If you have recent contractor quotes for repairs, get them ready. A written estimate from a licensed plumber saying it will cost $8,000 to fix your sewer line is gold. The appeal board must subtract these real-world repair costs from your home's theoretical valuation.

The Golden Rules of the Appeal Hearing (and What to Never Say)

Once you submit your paperwork online (most counties allow you to upload your appeal package directly through their portal), you will be assigned a hearing date. This is usually a brief, informal, 10-minute meeting with a local board of three people. Sometimes it is held over Zoom.

Do not be intimidated. These board members are just local citizens and civil servants. They are not looking to fight you; they just want to see a logical argument. To win them over, follow these rules:

Rule 1: Leave Your Emotions at the Door

Never complain about the government, the school district, inflation, or how hard it is to pay your bills.
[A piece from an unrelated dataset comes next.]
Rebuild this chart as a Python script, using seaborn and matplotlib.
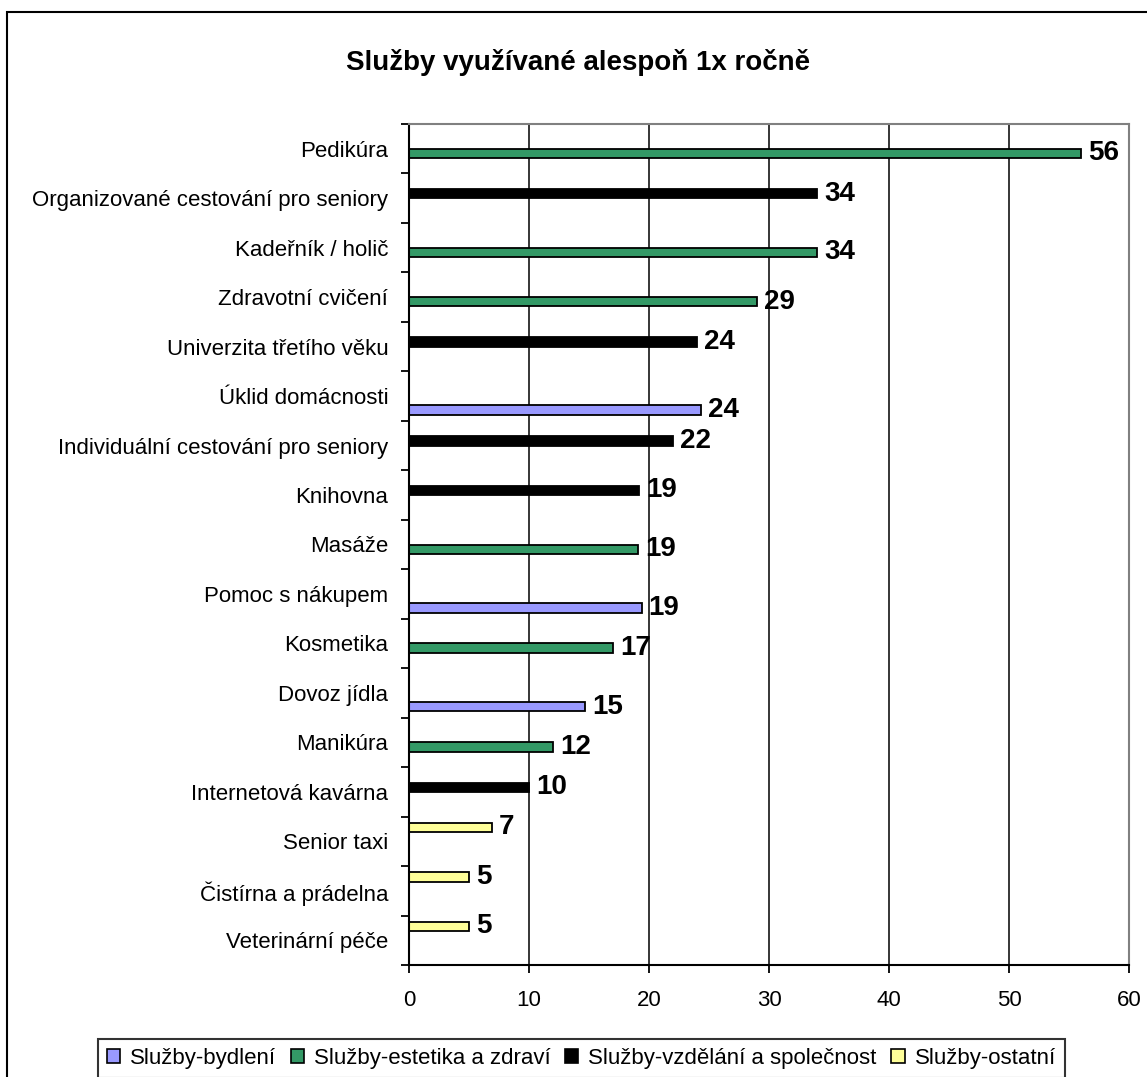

The board has heard these complaints a thousand times, and they have zero power to change the tax rates. They only have the power to change your home's valuation. Stick strictly to the numbers.

Rule 2: Present Your Case in Under 3 Minutes

Keep your presentation punchy and structured. Hand them (or share on your screen) a single, clean PDF page. Your presentation should sound like this:

"Thank you for your time. I am appealing my assessment of $450,000 because it does not reflect the actual market value of my home. First, the county's assessment is unequal. Here are three identical homes on my street that are assessed at an average of $390,000. Second, my property has several condition issues, including a cracked foundation and an ancient roof that requires immediate replacement. I have attached contractor estimates totaling $15,000 for these repairs. Based on this data, I request that my assessment be adjusted to $375,000."

This level of professional preparation will stun the board. Most people show up with no data and just complain. By presenting a clean, data-backed page, you make it incredibly easy for them to say yes.

The Easy Wins: The Three Tax Exemptions You Are Probably Missing

While you are working on your appeal, you should also check if you are leaving free money on the table through basic tax exemptions. Most counties do not apply these automatically. You have to check a box on a form to claim them.

Go to your county's tax portal and search for these three massive exemptions:

1. The Homestead Exemption

If your home is your primary residence (meaning you live in it and do not rent it out), you qualify for the Homestead Exemption. This is the single easiest way to lower your tax bill. It typically knocks $5,000 to $50,000 off your home's assessed value before they calculate your tax bill. It also places a cap on how much your assessment can rise each year. If you have not filed this form, do it today.

2. The Senior Citizen Exemption

If you are over the age of 65 (or sometimes 62, depending on your state), you likely qualify for a senior tax freeze or reduction. Some states will completely freeze your home's assessed value for as long as you live there, meaning your property taxes will never go up again, regardless of how hot the housing market gets.

3. The Disability or Veteran Exemption

If you are a veteran, a disabled veteran, or have a qualifying disability, you are almost certainly entitled to a massive discount on your property taxes. In some states, 100% disabled veterans pay zero property taxes.

Check your county's "Exemptions" page. If you qualify for any of these, download the one-page application, attach your supporting documents, and mail it in. It is a guaranteed win that requires absolutely no valuation arguments.

Stop letting the county treat your bank account like an open ATM. Take one hour this week to look up your assessment, check your property card for errors, and run your neighborhood comps. Your wallet will thank you every single year.

This is educational content, not financial advice.